Effects of rare earth oxides on microstructures and thermo-physical properties of hafnia ceramics

Abstract

Rare earth oxides doped hafnia ceramics, with a formula of Hf0.76LnxY0.24-xO1.88 (Ln = Gd, Yb, Gd + Yb or La + Yb), were prepared by solid state sintering at 1500 °C. The effects of the rare earth oxides on the microstructures, sintering resistance, and thermo-physical properties of the doped hafnia ceramics were investigated. Results show that the Gd-Y, Yb-Y or Gd-Yb-Y co-doped hafnia ceramics remain the same defect fluorite (F) structure, while the La-Yb-Y co-doped hafnia revealing coexistence of pyrochlore (P) and fluorite structures. Yb-Y co-doped samples exhibited much better sintering resistance compared with Gd-Y and Gd-Yb-Y co-doped samples. The coexistence of P and F phases is beneficial to improved sintering capability.
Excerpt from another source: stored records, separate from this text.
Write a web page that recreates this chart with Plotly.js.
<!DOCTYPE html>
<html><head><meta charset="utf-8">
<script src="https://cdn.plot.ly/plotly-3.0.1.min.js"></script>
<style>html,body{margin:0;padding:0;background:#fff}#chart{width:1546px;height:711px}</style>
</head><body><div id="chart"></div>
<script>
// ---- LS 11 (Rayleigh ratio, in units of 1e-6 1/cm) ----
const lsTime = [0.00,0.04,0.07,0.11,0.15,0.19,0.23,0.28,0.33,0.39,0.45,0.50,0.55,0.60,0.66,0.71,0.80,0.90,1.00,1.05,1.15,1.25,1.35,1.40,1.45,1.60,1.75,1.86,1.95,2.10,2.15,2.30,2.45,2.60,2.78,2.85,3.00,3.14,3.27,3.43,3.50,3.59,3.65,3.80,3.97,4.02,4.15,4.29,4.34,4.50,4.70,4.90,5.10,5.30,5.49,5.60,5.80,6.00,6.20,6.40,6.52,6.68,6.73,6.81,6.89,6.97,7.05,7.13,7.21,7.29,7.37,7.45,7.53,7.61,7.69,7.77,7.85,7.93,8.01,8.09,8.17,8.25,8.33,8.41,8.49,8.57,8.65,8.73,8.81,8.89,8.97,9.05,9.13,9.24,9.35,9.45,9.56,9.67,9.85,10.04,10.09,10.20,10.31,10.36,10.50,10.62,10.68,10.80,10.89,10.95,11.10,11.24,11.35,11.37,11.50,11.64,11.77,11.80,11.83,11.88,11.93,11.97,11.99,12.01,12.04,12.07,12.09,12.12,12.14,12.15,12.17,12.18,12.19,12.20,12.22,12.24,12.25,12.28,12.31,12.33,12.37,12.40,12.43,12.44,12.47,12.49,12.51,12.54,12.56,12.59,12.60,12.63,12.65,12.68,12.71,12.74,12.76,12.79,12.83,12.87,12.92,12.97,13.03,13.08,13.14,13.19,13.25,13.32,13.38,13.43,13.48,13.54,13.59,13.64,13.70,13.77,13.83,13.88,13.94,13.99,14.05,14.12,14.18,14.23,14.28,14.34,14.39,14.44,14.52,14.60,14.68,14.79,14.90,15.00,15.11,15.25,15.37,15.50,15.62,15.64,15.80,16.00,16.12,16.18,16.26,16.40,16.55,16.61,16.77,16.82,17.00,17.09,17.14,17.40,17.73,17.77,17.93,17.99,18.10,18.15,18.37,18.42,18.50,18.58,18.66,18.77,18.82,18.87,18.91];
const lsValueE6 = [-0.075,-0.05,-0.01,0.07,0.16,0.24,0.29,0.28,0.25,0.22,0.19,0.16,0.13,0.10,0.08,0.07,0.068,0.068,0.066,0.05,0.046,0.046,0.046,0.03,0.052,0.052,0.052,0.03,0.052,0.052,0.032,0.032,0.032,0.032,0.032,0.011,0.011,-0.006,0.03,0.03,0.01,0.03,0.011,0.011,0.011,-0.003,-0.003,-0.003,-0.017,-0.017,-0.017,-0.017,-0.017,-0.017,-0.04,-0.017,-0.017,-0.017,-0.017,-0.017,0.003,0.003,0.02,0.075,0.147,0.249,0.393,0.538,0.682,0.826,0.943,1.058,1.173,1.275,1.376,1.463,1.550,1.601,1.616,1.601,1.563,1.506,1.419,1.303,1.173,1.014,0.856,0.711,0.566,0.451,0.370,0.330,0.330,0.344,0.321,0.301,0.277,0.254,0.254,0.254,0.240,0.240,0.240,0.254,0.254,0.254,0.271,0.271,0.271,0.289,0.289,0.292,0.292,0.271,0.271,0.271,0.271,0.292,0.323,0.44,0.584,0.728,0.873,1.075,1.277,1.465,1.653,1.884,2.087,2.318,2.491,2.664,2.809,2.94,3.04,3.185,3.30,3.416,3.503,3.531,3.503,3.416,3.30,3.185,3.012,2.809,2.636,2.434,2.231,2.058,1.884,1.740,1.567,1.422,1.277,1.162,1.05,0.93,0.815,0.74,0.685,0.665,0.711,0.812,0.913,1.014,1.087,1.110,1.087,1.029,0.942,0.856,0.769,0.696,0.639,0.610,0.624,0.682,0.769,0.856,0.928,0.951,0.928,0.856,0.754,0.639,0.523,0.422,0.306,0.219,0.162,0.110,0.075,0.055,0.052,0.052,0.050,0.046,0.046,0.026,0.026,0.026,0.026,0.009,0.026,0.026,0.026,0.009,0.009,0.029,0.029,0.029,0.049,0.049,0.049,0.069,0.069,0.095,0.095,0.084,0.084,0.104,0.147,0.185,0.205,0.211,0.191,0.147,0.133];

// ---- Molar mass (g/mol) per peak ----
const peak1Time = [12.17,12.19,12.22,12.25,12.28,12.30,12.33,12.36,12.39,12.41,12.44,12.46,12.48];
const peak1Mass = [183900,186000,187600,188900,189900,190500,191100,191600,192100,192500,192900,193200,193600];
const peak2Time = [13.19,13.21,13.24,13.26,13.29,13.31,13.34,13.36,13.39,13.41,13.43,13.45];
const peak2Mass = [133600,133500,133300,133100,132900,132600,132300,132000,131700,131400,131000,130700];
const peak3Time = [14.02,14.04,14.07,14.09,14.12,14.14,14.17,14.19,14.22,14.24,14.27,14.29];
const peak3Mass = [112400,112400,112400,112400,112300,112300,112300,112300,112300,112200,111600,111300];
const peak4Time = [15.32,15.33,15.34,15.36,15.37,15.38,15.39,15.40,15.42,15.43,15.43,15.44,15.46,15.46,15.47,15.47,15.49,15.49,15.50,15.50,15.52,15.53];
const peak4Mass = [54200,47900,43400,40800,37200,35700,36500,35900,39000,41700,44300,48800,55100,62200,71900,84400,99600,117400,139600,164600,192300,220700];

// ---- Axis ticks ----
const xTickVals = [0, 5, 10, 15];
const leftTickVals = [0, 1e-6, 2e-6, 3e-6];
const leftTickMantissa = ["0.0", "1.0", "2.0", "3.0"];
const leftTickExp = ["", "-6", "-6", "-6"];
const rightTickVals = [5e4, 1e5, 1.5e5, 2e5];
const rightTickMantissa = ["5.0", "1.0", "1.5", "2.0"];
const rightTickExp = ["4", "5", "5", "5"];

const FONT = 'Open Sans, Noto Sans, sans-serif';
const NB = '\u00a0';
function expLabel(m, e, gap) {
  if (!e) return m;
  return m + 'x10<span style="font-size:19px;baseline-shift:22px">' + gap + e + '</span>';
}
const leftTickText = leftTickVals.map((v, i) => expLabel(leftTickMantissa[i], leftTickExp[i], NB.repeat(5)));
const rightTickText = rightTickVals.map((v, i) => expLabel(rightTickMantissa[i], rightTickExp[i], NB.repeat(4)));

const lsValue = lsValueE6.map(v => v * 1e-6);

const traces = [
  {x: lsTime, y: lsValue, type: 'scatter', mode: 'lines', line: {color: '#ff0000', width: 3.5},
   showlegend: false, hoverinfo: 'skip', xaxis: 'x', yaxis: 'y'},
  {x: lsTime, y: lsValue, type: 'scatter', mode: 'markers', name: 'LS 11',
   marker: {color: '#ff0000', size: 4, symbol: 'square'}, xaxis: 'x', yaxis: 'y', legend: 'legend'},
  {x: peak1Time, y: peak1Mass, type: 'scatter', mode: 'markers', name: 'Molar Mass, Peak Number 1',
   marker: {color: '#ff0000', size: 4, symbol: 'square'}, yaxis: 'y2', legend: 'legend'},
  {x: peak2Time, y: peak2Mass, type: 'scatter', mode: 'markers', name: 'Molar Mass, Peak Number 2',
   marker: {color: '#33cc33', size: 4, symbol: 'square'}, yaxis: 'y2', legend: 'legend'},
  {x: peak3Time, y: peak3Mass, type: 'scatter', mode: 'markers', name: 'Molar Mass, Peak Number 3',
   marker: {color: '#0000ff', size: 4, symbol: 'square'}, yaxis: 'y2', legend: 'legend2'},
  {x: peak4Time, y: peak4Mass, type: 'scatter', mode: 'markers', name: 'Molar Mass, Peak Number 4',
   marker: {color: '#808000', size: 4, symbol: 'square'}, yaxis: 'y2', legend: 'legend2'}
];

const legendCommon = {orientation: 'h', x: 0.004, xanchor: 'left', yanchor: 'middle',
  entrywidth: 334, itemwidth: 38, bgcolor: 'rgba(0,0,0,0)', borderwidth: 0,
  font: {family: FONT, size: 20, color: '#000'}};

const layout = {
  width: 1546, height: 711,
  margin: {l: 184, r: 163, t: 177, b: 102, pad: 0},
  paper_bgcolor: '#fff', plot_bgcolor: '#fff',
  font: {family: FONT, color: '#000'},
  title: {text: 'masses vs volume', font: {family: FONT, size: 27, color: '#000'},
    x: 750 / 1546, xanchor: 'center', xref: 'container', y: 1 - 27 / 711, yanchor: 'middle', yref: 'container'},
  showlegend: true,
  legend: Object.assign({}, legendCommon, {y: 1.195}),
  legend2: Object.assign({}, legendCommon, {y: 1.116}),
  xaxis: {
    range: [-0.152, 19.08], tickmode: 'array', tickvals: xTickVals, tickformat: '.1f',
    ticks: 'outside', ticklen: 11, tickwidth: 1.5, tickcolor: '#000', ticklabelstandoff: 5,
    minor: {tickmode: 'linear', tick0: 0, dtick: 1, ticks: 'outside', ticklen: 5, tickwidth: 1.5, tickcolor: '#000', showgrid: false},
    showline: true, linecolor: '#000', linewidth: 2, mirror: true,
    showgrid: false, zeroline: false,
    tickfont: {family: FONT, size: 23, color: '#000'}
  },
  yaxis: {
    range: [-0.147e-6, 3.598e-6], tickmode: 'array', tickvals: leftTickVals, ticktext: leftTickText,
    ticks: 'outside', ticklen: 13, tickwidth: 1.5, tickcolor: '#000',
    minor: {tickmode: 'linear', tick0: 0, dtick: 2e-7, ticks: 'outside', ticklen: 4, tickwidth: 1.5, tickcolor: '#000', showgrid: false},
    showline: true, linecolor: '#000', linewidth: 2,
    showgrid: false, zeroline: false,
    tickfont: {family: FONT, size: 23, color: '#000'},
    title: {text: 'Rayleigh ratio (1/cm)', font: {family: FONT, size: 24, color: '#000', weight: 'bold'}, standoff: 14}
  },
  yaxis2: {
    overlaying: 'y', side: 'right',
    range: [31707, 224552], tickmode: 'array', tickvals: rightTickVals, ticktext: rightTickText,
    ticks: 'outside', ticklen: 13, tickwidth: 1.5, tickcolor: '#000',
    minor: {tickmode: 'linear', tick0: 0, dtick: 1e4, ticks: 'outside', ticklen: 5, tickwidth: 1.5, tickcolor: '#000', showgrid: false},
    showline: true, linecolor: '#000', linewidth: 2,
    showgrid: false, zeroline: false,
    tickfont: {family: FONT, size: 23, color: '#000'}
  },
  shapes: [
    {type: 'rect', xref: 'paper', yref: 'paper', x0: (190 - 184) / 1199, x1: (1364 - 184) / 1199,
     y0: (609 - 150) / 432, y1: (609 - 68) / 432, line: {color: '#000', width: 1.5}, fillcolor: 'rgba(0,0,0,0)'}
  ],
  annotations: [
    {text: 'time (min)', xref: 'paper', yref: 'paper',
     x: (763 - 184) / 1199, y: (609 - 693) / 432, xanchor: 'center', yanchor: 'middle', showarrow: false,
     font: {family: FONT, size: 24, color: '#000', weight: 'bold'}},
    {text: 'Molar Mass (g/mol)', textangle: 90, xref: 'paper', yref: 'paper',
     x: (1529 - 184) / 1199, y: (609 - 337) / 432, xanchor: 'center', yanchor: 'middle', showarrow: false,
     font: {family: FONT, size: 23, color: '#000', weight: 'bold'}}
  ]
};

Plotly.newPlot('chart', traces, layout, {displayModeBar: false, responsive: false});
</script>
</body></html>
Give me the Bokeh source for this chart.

The thermal conductivities of the Gd-Y, Yb-Y and Gd-Yb-Y doped samples are relatively lower (1.4-1.7 W m−1 K−1 at 1200 °C), but for the La-Yb-Y co-doped samples, the thermal conductivity increases dramatically with temperature due to increased thermal radiation at high-temperature. The average thermal expansion coefficients (TECs) of the Gd-Y, Yb-Y and Gd-Yb-Y co-doped samples are as high as ∼10.3 × 10−6 K−1 in temperature range between 200−1200 °C.